GLI AMICI In aggiunta, il pentito svela un dettaglio importante per i magistrati. Nella nuova struttura – dice – non ci sono solo uomini del clan ma «entravano anche dei soggetti… estranei nella Ndrangheta», che «però favorivano l’associazione», in quanto «ad alti livelli bisogna essere amici dello Stato, non nemici» mentre a chi «fa parte della locale di ndrangheta è proibito avere rapporti con gli apparati dello Stato… fino allo sgarro», mentre «a livello eccelso ci si deve avere l’amicizia con lo Stato». Dichiarazioni che si incastrano perfettamente con quelle del pentito reggino Nino Fiume, che ha raccontato anche in pubblica udienza come il clan De Stefano si sia sempre servito di “riservati”, soggetti che, pur non essendo ritualmente affiliati, erano da ritenere in tutto e per tutto intranei al clan. Uomini come l’ex amministratore giudiziario Giovanni Zumbo, ex antenna dei servizi in odor di logge, pizzicata a soffiare importanti informazioni all’orecchio del boss Pelle.
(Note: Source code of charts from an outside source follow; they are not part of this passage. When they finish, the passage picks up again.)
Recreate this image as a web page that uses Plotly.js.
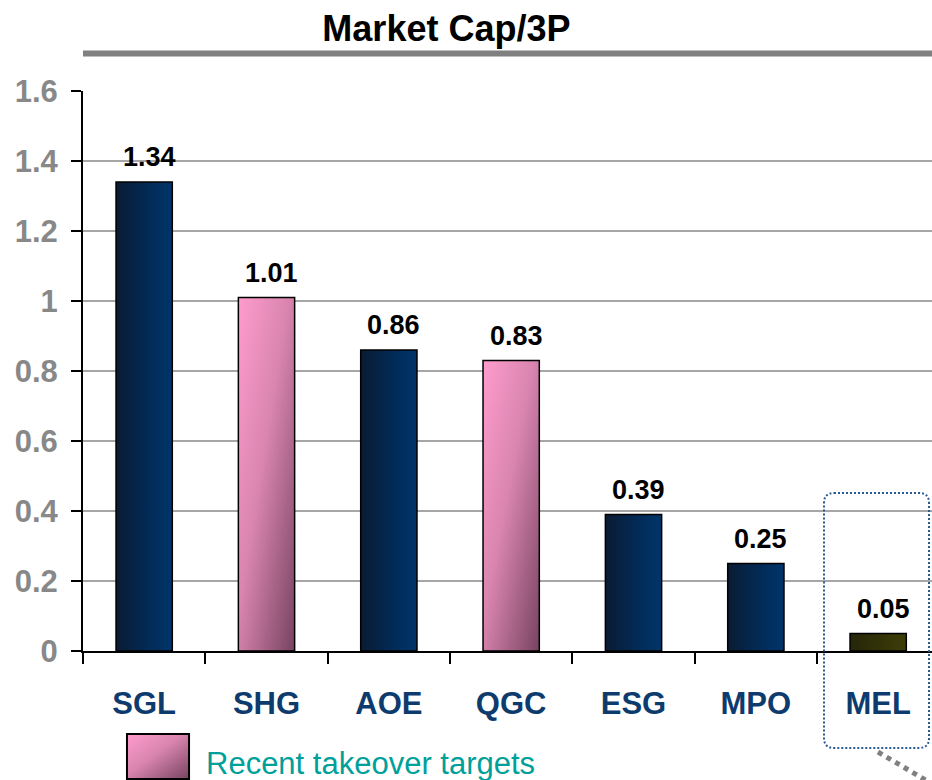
<!DOCTYPE html>
<html>
<head>
<meta charset="utf-8">
<script src="https://cdn.plot.ly/plotly-3.0.1.min.js"></script>
<style>
  html, body { margin: 0; padding: 0; background: #ffffff; }
  #chart { width: 932px; height: 780px; }
</style>
</head>
<body>
<div id="chart"></div>
<script>
// ---- data ----
var categories = ['SGL', 'SHG', 'AOE', 'QGC', 'ESG', 'MPO', 'MEL'];
var values = [1.34, 1.01, 0.86, 0.83, 0.39, 0.25, 0.05];
var groups = ['peer', 'target', 'peer', 'target', 'peer', 'peer', 'subject'];
var valueLabels = ['1.34', '1.01', '0.86', '0.83', '0.39', '0.25', '0.05'];
var yTickVals = [0, 0.2, 0.4, 0.6, 0.8, 1, 1.2, 1.4, 1.6];
var yTickText = ['0', '0.2', '0.4', '0.6', '0.8', '1', '1.2', '1.4', '1.6'];
var chartTitle = 'Market Cap/3P';
var legendText = 'Recent takeover targets';

// ---- styles ----
var groupColor = { peer: '#002f5e', target: '#c27596', subject: '#333305' };
var groupGradient = { peer: 'gPeer', target: 'gTarget', subject: 'gSubject' };
var FONT = '"Liberation Sans", Arial, sans-serif';

var trace = {
  type: 'bar',
  x: categories,
  y: values,
  width: 0.46,
  marker: {
    color: groups.map(function (g) { return groupColor[g]; }),
    line: { color: '#000000', width: 1.5 }
  },
  hoverinfo: 'x+y'
};

var annotations = categories.map(function (c, i) {
  return {
    x: c, y: values[i], xref: 'x', yref: 'y',
    text: valueLabels[i], showarrow: false,
    yanchor: 'bottom', yshift: 8, xshift: 5,
    font: { family: FONT, size: 27, color: '#000000', weight: 'bold' }
  };
});

annotations.push({
  xref: 'paper', yref: 'paper', x: 0.1425, y: -0.2,
  xanchor: 'left', yanchor: 'middle',
  text: legendText, showarrow: false,
  font: { family: FONT, size: 31, color: '#00a09a' }
});

var rx = 10 / 849, ry = 10 / 560;
var bx0 = 0.8728, bx1 = 0.9965, by0 = -0.1732, by1 = 0.2821;
var boxPath = 'M ' + (bx0 + rx) + ',' + by1 +
  ' L ' + (bx1 - rx) + ',' + by1 +
  ' Q ' + bx1 + ',' + by1 + ' ' + bx1 + ',' + (by1 - ry) +
  ' L ' + bx1 + ',' + (by0 + ry) +
  ' Q ' + bx1 + ',' + by0 + ' ' + (bx1 - rx) + ',' + by0 +
  ' L ' + (bx0 + rx) + ',' + by0 +
  ' Q ' + bx0 + ',' + by0 + ' ' + bx0 + ',' + (by0 + ry) +
  ' L ' + bx0 + ',' + (by1 - ry) +
  ' Q ' + bx0 + ',' + by1 + ' ' + (bx0 + rx) + ',' + by1 + ' Z';

var shapes = [
  // title underline
  { type: 'line', xref: 'paper', yref: 'paper', x0: 0, x1: 1, y0: 1.067, y1: 1.067,
    line: { color: '#808080', width: 6 }, layer: 'above' },
  // dotted highlight box around MEL
  { type: 'path', xref: 'paper', yref: 'paper', path: boxPath,
    line: { color: '#2a5a96', width: 2, dash: '2px,2px' }, layer: 'above' },
  // connector
  { type: 'line', xref: 'paper', yref: 'paper', x0: 0.9364, y0: -0.1804, x1: 1.02, y1: -0.255,
    line: { color: '#808080', width: 5, dash: '5px,5px' }, layer: 'above' },
  // legend swatch
  { type: 'rect', xref: 'paper', yref: 'paper', x0: 0.0518, x1: 0.1249, y0: -0.2286, y1: -0.1482,
    fillcolor: '#c27596', line: { color: '#000000', width: 2 }, layer: 'above' }
];

var layout = {
  width: 932, height: 780,
  margin: { l: 83, r: 0, t: 91, b: 129, pad: 0 },
  paper_bgcolor: '#ffffff', plot_bgcolor: '#ffffff',
  showlegend: false,
  title: {
    text: chartTitle,
    xref: 'container', yref: 'container', x: 0.479, y: 0.964,
    xanchor: 'center', yanchor: 'middle',
    font: { family: FONT, size: 36, color: '#000000', weight: 'bold' }
  },
  xaxis: {
    type: 'category',
    range: [-0.5, 6.44],
    showline: true, linecolor: '#000000', linewidth: 2,
    ticks: 'outside', tickson: 'boundaries', ticklen: 11, tickwidth: 2, tickcolor: '#000000',
    ticklabelstandoff: 24,
    showgrid: false, zeroline: false,
    tickfont: { family: FONT, size: 31, color: '#0d3b6e', weight: 'bold' },
    fixedrange: true
  },
  yaxis: {
    range: [0, 1.6],
    tickvals: yTickVals, ticktext: yTickText,
    showline: true, linecolor: '#000000', linewidth: 2,
    ticks: 'outside', ticklen: 10, tickwidth: 2, tickcolor: '#000000',
    ticklabelstandoff: 7,
    showgrid: true, gridcolor: '#a6a6a6', gridwidth: 2,
    zeroline: false,
    tickfont: { family: FONT, size: 31, color: '#888888', weight: 'bold' },
    fixedrange: true
  },
  shapes: shapes,
  annotations: annotations,
  bargap: 0.54
};

function addGradient(defs, id, x2, y2, stops) {
  var ns = 'http://www.w3.org/2000/svg';
  var g = document.createElementNS(ns, 'linearGradient');
  g.setAttribute('id', id);
  g.setAttribute('x1', '0'); g.setAttribute('y1', '0');
  g.setAttribute('x2', x2); g.setAttribute('y2', y2);
  stops.forEach(function (s) {
    var st = document.createElementNS(ns, 'stop');
    st.setAttribute('offset', s[0]);
    st.setAttribute('stop-color', s[1]);
    g.appendChild(st);
  });
  defs.appendChild(g);
}

Plotly.newPlot('chart', [trace], layout, { displayModeBar: false, staticPlot: true }).then(function (gd) {
  var svg = gd.querySelector('.main-svg');
  var defs = svg.querySelector('defs');
  addGradient(defs, 'gPeer', '1', '0', [['0', '#0a1b33'], ['0.55', '#022a55'], ['1', '#00356b']]);
  addGradient(defs, 'gTarget', '1', '1', [['0', '#ff9ccd'], ['0.45', '#d985b0'], ['1', '#774360']]);
  addGradient(defs, 'gSubject', '1', '0', [['0', '#26260a'], ['1', '#3d3d08']]);
  var paths = gd.querySelectorAll('.barlayer .point path');
  paths.forEach(function (p, i) {
    p.style.fill = 'url(#' + groupGradient[groups[i]] + ')';
  });
  var shapePaths = gd.querySelectorAll('.shapelayer path');
  shapePaths.forEach(function (p) {
    if (p.getAttribute('data-index') === String(shapes.length - 1)) {
      p.style.fill = 'url(#gTarget)';
      p.style.fillOpacity = 1;
    }
  });
});
</script>
</body>
</html>
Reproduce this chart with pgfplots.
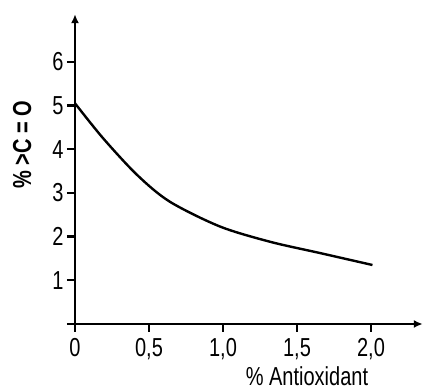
\documentclass[border=0pt]{standalone}
\usepackage{pgfplots}
\pgfplotsset{compat=1.18}
\usetikzlibrary{arrows.meta}
\usepackage{graphicx}
\usepackage{fontspec}
\setmainfont{Liberation Sans}
\newcommand\tl[1]{\scalebox{1}[1.3]{#1}}
\begin{document}
\begin{tikzpicture}
\path[use as bounding box] (-75pt,-66pt) rectangle (349pt,324pt);
\begin{axis}[
  anchor=origin, at={(0pt,0pt)},
  x=148pt, y=43.7pt,
  xmin=0, xmax=2.35, ymin=0, ymax=7.09,
  axis lines=left,
  axis line style={line width=2.6pt, -{Latex[length=9pt,width=8pt]}},
  tick style={line width=2.2pt, black},
  major tick length=8pt,
  tick align=outside,
  xtick={0,0.5,1,1.5,2}, xticklabels={\tl{0},\tl{0,5},\tl{1,0},\tl{1,5},\tl{2,0}},
  ytick={0,1,2,3,4,5,6}, yticklabels={,\tl{1},\tl{2},\tl{3},\tl{4},\tl{5},\tl{6}},
  ticklabel style={font=\fontsize{20}{24}\selectfont},
  xticklabel style={yshift=-3pt},
  xlabel={\tl{\% Antioxidant}},
  xlabel style={font=\fontsize{20}{24}\selectfont, at={(axis description cs:0.667,-0.168)}, anchor=center},
  ylabel={\tl{\bfseries\% >C = O}},
  ylabel style={font=\fontsize{20}{24}\selectfont, at={(axis description cs:-0.152,0.578)}, anchor=center},
  clip=false,
]
\addplot[black, line width=2.4pt, smooth, tension=0.5] coordinates {
(0,5.05) (0.19,4.25) (0.42,3.41) (0.64,2.80) (0.98,2.23) (1.32,1.88) (1.66,1.62) (2.01,1.35)
};
\end{axis}
\end{tikzpicture}
\end{document}
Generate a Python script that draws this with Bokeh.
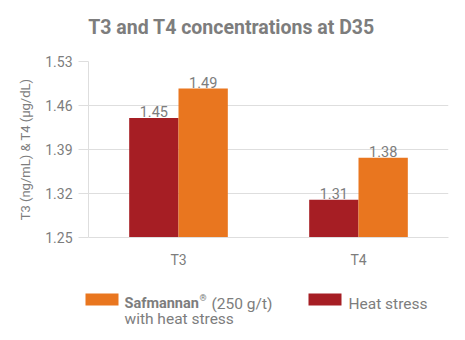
from bokeh.plotting import figure
from bokeh.layouts import column
from bokeh.models import (FactorRange, Range1d, FixedTicker, NumeralTickFormatter,
                          ColumnDataSource)
from bokeh.transform import dodge
from bokeh.core.properties import value
from bokeh.embed import file_html
from bokeh.resources import INLINE

categories = ["T3", "T4"]
heat_stress = [1.44, 1.31]
heat_stress_labels = ["1.45", "1.31"]
safmannan = [1.487, 1.377]
safmannan_labels = ["1.49", "1.38"]
y_ticks = [1.25, 1.32, 1.39, 1.46, 1.53]
title_text = "T3 and T4 concentrations at D35"
y_label = "T3 (ng/mL) & T4 (µg/dL)"
legend_safmannan = ["Safmannan", "®", "(250 g/t)", "with heat stress"]
legend_heat = "Heat stress"

RED = "#a61e24"
ORANGE = "#e9761f"
GRAY = "#7d7d7d"
LIGHT = "#dedede"
FONT = "Roboto"
W = 465


def blank(height):
    f = figure(width=W, height=height, output_backend="svg", toolbar_location=None,
               x_range=Range1d(0, W), y_range=Range1d(height, 0),
               x_axis_type=None, y_axis_type=None, min_border=0, frame_align=False)
    f.outline_line_color = None
    f.grid.visible = False
    f.background_fill_color = "white"
    f.border_fill_color = "white"
    return f


# ---- title strip (canvas y 0..45)
t = blank(45)
t.text(x=[231], y=[27], text=[title_text], text_align="center", text_baseline="alphabetic",
       text_font=value(FONT), text_font_style="bold", text_font_size="19.5px", text_color=GRAY)

# ---- main chart (canvas y 45..275, frame 61..237)
Y0, Y1 = 1.25, 1.53
src = ColumnDataSource(dict(cat=categories, heat=heat_stress, heat_lab=heat_stress_labels,
                            saf=safmannan, saf_lab=safmannan_labels))
p = figure(width=W, height=230, output_backend="svg", toolbar_location=None,
           x_range=FactorRange(*categories, range_padding=0),
           y_range=Range1d(Y0, Y1), frame_align=False,
           min_border_left=88, min_border_right=17, min_border_top=16, min_border_bottom=38)
p.outline_line_color = None
p.background_fill_color = "white"
p.border_fill_color = "white"

off = 0.137
w = 0.274
p.vbar(x=dodge("cat", -off, range=p.x_range), top="heat", bottom=Y0, width=w,
       color=RED, line_color=None, source=src)
p.vbar(x=dodge("cat", off, range=p.x_range), top="saf", bottom=Y0, width=w,
       color=ORANGE, line_color=None, source=src)
p.text(x=dodge("cat", -off, range=p.x_range), y="heat", text="heat_lab", source=src,
       text_align="center", text_baseline="bottom", text_color=GRAY,
       text_font=value(FONT), text_font_size="14.5px", y_offset=-1)
p.text(x=dodge("cat", off, range=p.x_range), y="saf", text="saf_lab", source=src,
       text_align="center", text_baseline="bottom", text_color=GRAY,
       text_font=value(FONT), text_font_size="14.5px", y_offset=-1)

p.yaxis.ticker = FixedTicker(ticks=y_ticks)
p.yaxis.formatter = NumeralTickFormatter(format="0.00")
p.yaxis.axis_label = y_label
p.yaxis.axis_label_text_font = FONT
p.yaxis.axis_label_text_font_style = "normal"
p.yaxis.axis_label_text_font_size = "13px"
p.yaxis.axis_label_text_color = GRAY
p.yaxis.axis_label_standoff = 9
p.yaxis.major_label_text_font = FONT
p.yaxis.major_label_text_font_size = "14px"
p.yaxis.major_label_text_color = GRAY
p.yaxis.major_label_standoff = 6
p.yaxis.major_tick_out = 10
p.yaxis.major_tick_in = 0
p.yaxis.major_tick_line_color = LIGHT
p.yaxis.minor_tick_line_color = None
p.yaxis.axis_line_color = LIGHT

p.xaxis.major_label_text_font = FONT
p.xaxis.major_label_text_font_size = "14px"
p.xaxis.major_label_text_color = GRAY
p.xaxis.major_label_standoff = 8
p.xaxis.major_tick_line_color = None
p.xaxis.axis_line_color = LIGHT

p.xgrid.grid_line_color = None
p.ygrid.grid_line_color = LIGHT

# ---- legend strip (canvas y 275..340)
L0 = 275
lg = blank(65)
lg.quad(left=[85, 308], right=[118, 341], top=[293 - L0, 293 - L0], bottom=[305 - L0, 305 - L0],
        color=[ORANGE, RED], line_color=None)
lkw = dict(text_align="left", text_baseline="alphabetic", text_font=value(FONT),
           text_color=GRAY)
lg.text(x=[124], y=[303 - L0], text=[legend_safmannan[0]], text_font_style="bold",
        text_font_size="14.5px", **lkw)
lg.text(x=[199], y=[297 - L0], text=[legend_safmannan[1]], text_font_style="bold",
        text_font_size="9px", **lkw)
lg.text(x=[211], y=[303 - L0], text=[legend_safmannan[2]], text_font_size="15.5px", **lkw)
lg.text(x=[124, 348], y=[318 - L0, 303 - L0], text=[legend_safmannan[3], legend_heat],
        text_font_size="15.5px", **lkw)

layout = column(t, p, lg, spacing=0)
open("out.html", "w").write(file_html(layout, INLINE))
DIETRO I GREMBIULI Argomenti che ritornano – identici – nelle dichiarazioni del pentito Consolato Villani, ce già a fine 2010 mette a verbale «che le persone più importanti della ‘ndrangheta sono massoni», fanno parte di una struttura invisibile e sconosciuta ai più, e solo loro «le persone invisibili diciamo quelle che sono più in alto ancora che hanno contatti con il mondo politico con la … qualsiasi tipo di, di… con altre parti della società sono i massoni».

RISCONTRI BLINDATI Sono parole identiche a quelle che pentiti e ‘ndranghetisti in attività, affiliati di rango e boss, con cui Villani non è stato a contatto, hanno ripetuto – identiche – in anni e in contesti diversi. Parole che spiegano come mai Pasquale Condello, appena dopo la cattura, si sia preoccupato di dire al pm Giuseppe Lombardo, al colonnello Valerio Giardina e al tenente Gerardo Lardieri, un’unica frase «se ne vedranno delle belle a Reggio Calabria perché si sono rotti determinati equilibri». Un’affermazione – spiega il gip Santoro – da leggere in combinato con lo scritto ritrovato nel suo covo e vergato dal Superboss in persona, con cui Condello contestava ad un magistrato rimasto ignoto di colpire solo alcuni clan.«Un dato – scrive il giudice – dimostrativo della costante capacità dell’organizzazione criminale, peraltro in un periodo storico in cui De Stefano Giuseppe era ancora libero, di intessere e mantenere proficue e stabili relazioni nel caso di specie con appartenenti alla magistratura o alle professioni legali». Un dato che diventa di agghiacciante attualità alla luce del «coso» di sette elementi segreti «di Giorgio De Stefano» di cui Chirico involontariamente conferma l’esistenza.